Aim of the exercise >> Only the lines from the top of the listing below to the line that has "const zoomY = [60, 80];" should be echoed, with both ends kept and pictures left out.

-- Begin Data segment --

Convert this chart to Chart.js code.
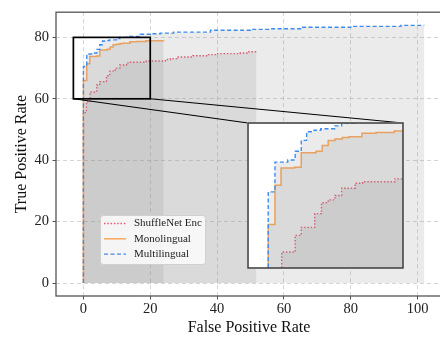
<!DOCTYPE html>
<html>
<head>
<meta charset="utf-8">
<script src="https://cdn.jsdelivr.net/npm/chart.js@4.4.0/dist/chart.umd.min.js"></script>
<style>
  html, body { margin: 0; padding: 0; background: #fff; overflow: hidden; width: 440px; height: 338px; }
  #wrap { position: relative; width: 440px; height: 338px; overflow: hidden; }
  #main { position: absolute; left: 0; top: 0; }
  #inset { position: absolute; left: 247px; top: 122px; background: #fff; }
</style>
</head>
<body>
<div id="wrap">
  <canvas id="main" width="442" height="338"></canvas>
  <canvas id="inset" width="157" height="147"></canvas>
</div>
<script>
// series names (legend order)
const seriesNames = ['ShuffleNet Enc', 'Monolingual', 'Multilingual'];

// ROC vertices (FPR %, TPR %)
const shuffleFpr = [0, 0, 0.9, 2.0, 4.0, 4.9, 6.9, 7.9, 8.9, 9.9, 10.9, 12.9, 14.0, 18.8, 24.5, 26.0, 28.0, 32.8, 36.9, 39.9, 46.9, 49.0, 51.8];
const shuffleTpr = [0, 55.5, 59.0, 62.2, 64.5, 65.6, 67.5, 69.0, 69.4, 70.0, 71.0, 71.7, 71.9, 72.3, 72.8, 73.1, 73.6, 74.0, 74.4, 74.7, 74.9, 75.3, 75.3];

const monoFpr = [0, 0, 1.0, 1.9, 3.9, 4.9, 7.1, 8.0, 8.9, 9.9, 11.0, 12.0, 13.9, 16.0, 18.7, 24.0];
const monoTpr = [0, 66.0, 71.4, 73.8, 73.9, 75.9, 76.1, 76.9, 77.6, 77.8, 78.0, 78.1, 78.6, 78.7, 78.9, 79.0];

const multiFpr = [0, 0, 1.0, 2.9, 4.0, 4.9, 5.7, 6.8, 7.8, 9.9, 10.9, 13.0, 17.0, 20.0, 23.0, 27.0, 38.0, 50.0, 56.0, 65.0, 80.0, 95.0, 102.0];
const multiTpr = [0, 70.5, 74.6, 74.9, 76.1, 77.6, 78.8, 79.0, 79.2, 79.6, 80.0, 80.3, 81.0, 81.2, 81.4, 81.7, 82.3, 82.6, 82.8, 83.3, 83.6, 83.9, 83.9];

const xTicks = [0, 20, 40, 60, 80, 100];
const yTicks = [0, 20, 40, 60, 80];

// zoomed region shown in the inset
const zoomX = [-3, 20];
const zoomY = [60, 80];

const serif = '"Liberation Serif", "Times New Roman", serif';

function pts(xs, ys) {
    return xs.map((x, i) => ({ x: x, y: ys[i] }));
}

function makeDatasets() {
    const shade = 'rgba(128,128,128,0.16)';
    return [{
        label: seriesNames[0],
        data: pts(shuffleFpr, shuffleTpr),
        borderColor: 'rgb(238,86,112)',
        borderDash: [1.5, 1.8],
        borderWidth: 1.4,
        backgroundColor: shade,
        fill: 'origin',
        stepped: true,
        pointRadius: 0,
        order: 2
    }, {
        label: seriesNames[1],
        data: pts(monoFpr, monoTpr),
        borderColor: 'rgb(250,168,90)',
        borderWidth: 1.5,
        backgroundColor: shade,
        fill: 'origin',
        stepped: true,
        pointRadius: 0,
        order: 1
    }, {
        label: seriesNames[2],
        data: pts(multiFpr, multiTpr),
        borderColor: 'rgb(60,140,240)',
        borderDash: [4, 2.5],
        borderWidth: 1.4,
        backgroundColor: shade,
        fill: 'origin',
        stepped: true,
        pointRadius: 0,
        order: 0
    }];
}

// inset placement on the page (pixels)
const insetBox = { left: 248, top: 123, right: 403, bottom: 268 };

const framePlugin = {
    id: 'frame',
    afterDraw(chart, args, opts) {
        const a = chart.chartArea;
        const ctx = chart.ctx;
        ctx.save();
        ctx.strokeStyle = opts.color;
        ctx.lineWidth = opts.width;
        ctx.strokeRect(a.left, a.top, a.right - a.left, a.bottom - a.top);
        ctx.restore();
    }
};

const zoomPlugin = {
    id: 'zoomMark',
    afterDraw(chart) {
        const ctx = chart.ctx;
        const xs = chart.scales.x, ys = chart.scales.y;
        const x0 = xs.getPixelForValue(zoomX[0]), x1 = xs.getPixelForValue(zoomX[1]);
        const y0 = ys.getPixelForValue(zoomY[0]), y1 = ys.getPixelForValue(zoomY[1]);
        ctx.save();
        ctx.strokeStyle = '#000';
        ctx.lineWidth = 1.1;
        ctx.beginPath();
        ctx.moveTo(x0, y0); ctx.lineTo(insetBox.left, insetBox.top);
        ctx.moveTo(x1, y0); ctx.lineTo(insetBox.right, insetBox.top);
        ctx.stroke();
        ctx.lineWidth = 1.7;
        ctx.strokeRect(x0, y1, x1 - x0, y0 - y1);
        ctx.restore();
    }
};

const legendPlugin = {
    id: 'boxLegend',
    afterDraw(chart) {
        const ctx = chart.ctx;
        ctx.save();
        ctx.beginPath();
        ctx.roundRect(100.5, 215.5, 105, 49, 3);
        ctx.fillStyle = 'rgba(255,255,255,0.8)';
        ctx.fill();
        ctx.strokeStyle = '#d0d0d0';
        ctx.lineWidth = 1;
        ctx.stroke();
        ctx.font = '11px ' + serif;
        ctx.textBaseline = 'middle';
        chart.data.datasets.forEach((ds, i) => {
            const y = 223.5 + i * 15.3;
            ctx.beginPath();
            ctx.setLineDash(ds.borderDash || []);
            ctx.strokeStyle = ds.borderColor;
            ctx.lineWidth = ds.borderWidth;
            ctx.moveTo(104, y);
            ctx.lineTo(126, y);
            ctx.stroke();
            ctx.setLineDash([]);
            ctx.fillStyle = '#222';
            ctx.fillText(ds.label, 134, y);
        });
        ctx.restore();
    }
};

const gridOpts = {
    color: 'rgba(170,170,170,0.55)',
    lineWidth: 0.9,
    tickLength: 3.5,
    tickColor: '#555',
    tickWidth: 1
};

const mainChart = new Chart(document.getElementById('main'), {
    type: 'line',
    data: { datasets: makeDatasets() },
    options: {
        responsive: false,
        animation: false,
        events: [],
        layout: { padding: { left: 0, right: 0, top: 9, bottom: 0 } },
        plugins: { legend: { display: false }, tooltip: { enabled: false }, frame: { color: '#555', width: 1.3 } },
        scales: {
            x: {
                type: 'linear',
                min: -8.2,
                max: 107.3,
                afterBuildTicks: s => { s.ticks = xTicks.map(v => ({ value: v })); },
                afterFit: s => { s.height = 42; },
                grid: gridOpts,
                border: { display: false, dash: [4, 3] },
                ticks: { color: '#222', font: { family: serif, size: 14.5 }, padding: 1, maxRotation: 0 },
                title: { display: true, text: 'False Positive Rate', color: '#111', font: { family: serif, size: 16 }, padding: { top: 0, bottom: 1 } }
            },
            y: {
                type: 'linear',
                min: -4.2,
                max: 88.2,
                afterBuildTicks: s => { s.ticks = yTicks.map(v => ({ value: v })); },
                afterFit: s => { s.width = 56; },
                grid: gridOpts,
                border: { display: false, dash: [4, 3] },
                ticks: { color: '#222', font: { family: serif, size: 14.5 }, padding: 3.5 },
                title: { display: true, text: 'True Positive Rate', color: '#111', font: { family: serif, size: 16 }, padding: { top: 12, bottom: 0 } }
            }
        }
    },
    plugins: [framePlugin, zoomPlugin, legendPlugin]
});

const insetChart = new Chart(document.getElementById('inset'), {
    type: 'line',
    data: { datasets: makeDatasets() },
    options: {
        responsive: false,
        animation: false,
        events: [],
        layout: { padding: 1 },
        plugins: { legend: { display: false }, tooltip: { enabled: false }, frame: { color: '#444', width: 1.6 } },
        scales: {
            x: { type: 'linear', min: zoomX[0], max: zoomX[1], display: false },
            y: { type: 'linear', min: zoomY[0], max: zoomY[1], display: false }
        }
    },
    plugins: [framePlugin]
});
</script>
</body>
</html>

-- End Data segment --

In response >>
Convert this chart to Chart.js code.
<!DOCTYPE html>
<html>
<head>
<meta charset="utf-8">
<script src="https://cdn.jsdelivr.net/npm/chart.js@4.4.0/dist/chart.umd.min.js"></script>
<style>
  html, body { margin: 0; padding: 0; background: #fff; overflow: hidden; width: 440px; height: 338px; }
  #wrap { position: relative; width: 440px; height: 338px; overflow: hidden; }
  #main { position: absolute; left: 0; top: 0; }
  #inset { position: absolute; left: 247px; top: 122px; background: #fff; }
</style>
</head>
<body>
<div id="wrap">
  <canvas id="main" width="442" height="338"></canvas>
  <canvas id="inset" width="157" height="147"></canvas>
</div>
<script>
// series names (legend order)
const seriesNames = ['ShuffleNet Enc', 'Monolingual', 'Multilingual'];

// ROC vertices (FPR %, TPR %)
const shuffleFpr = [0, 0, 0.9, 2.0, 4.0, 4.9, 6.9, 7.9, 8.9, 9.9, 10.9, 12.9, 14.0, 18.8, 24.5, 26.0, 28.0, 32.8, 36.9, 39.9, 46.9, 49.0, 51.8];
const shuffleTpr = [0, 55.5, 59.0, 62.2, 64.5, 65.6, 67.5, 69.0, 69.4, 70.0, 71.0, 71.7, 71.9, 72.3, 72.8, 73.1, 73.6, 74.0, 74.4, 74.7, 74.9, 75.3, 75.3];

const monoFpr = [0, 0, 1.0, 1.9, 3.9, 4.9, 7.1, 8.0, 8.9, 9.9, 11.0, 12.0, 13.9, 16.0, 18.7, 24.0];
const monoTpr = [0, 66.0, 71.4, 73.8, 73.9, 75.9, 76.1, 76.9, 77.6, 77.8, 78.0, 78.1, 78.6, 78.7, 78.9, 79.0];

const multiFpr = [0, 0, 1.0, 2.9, 4.0, 4.9, 5.7, 6.8, 7.8, 9.9, 10.9, 13.0, 17.0, 20.0, 23.0, 27.0, 38.0, 50.0, 56.0, 65.0, 80.0, 95.0, 102.0];
const multiTpr = [0, 70.5, 74.6, 74.9, 76.1, 77.6, 78.8, 79.0, 79.2, 79.6, 80.0, 80.3, 81.0, 81.2, 81.4, 81.7, 82.3, 82.6, 82.8, 83.3, 83.6, 83.9, 83.9];

const xTicks = [0, 20, 40, 60, 80, 100];
const yTicks = [0, 20, 40, 60, 80];

// zoomed region shown in the inset
const zoomX = [-3, 20];
const zoomY = [60, 80];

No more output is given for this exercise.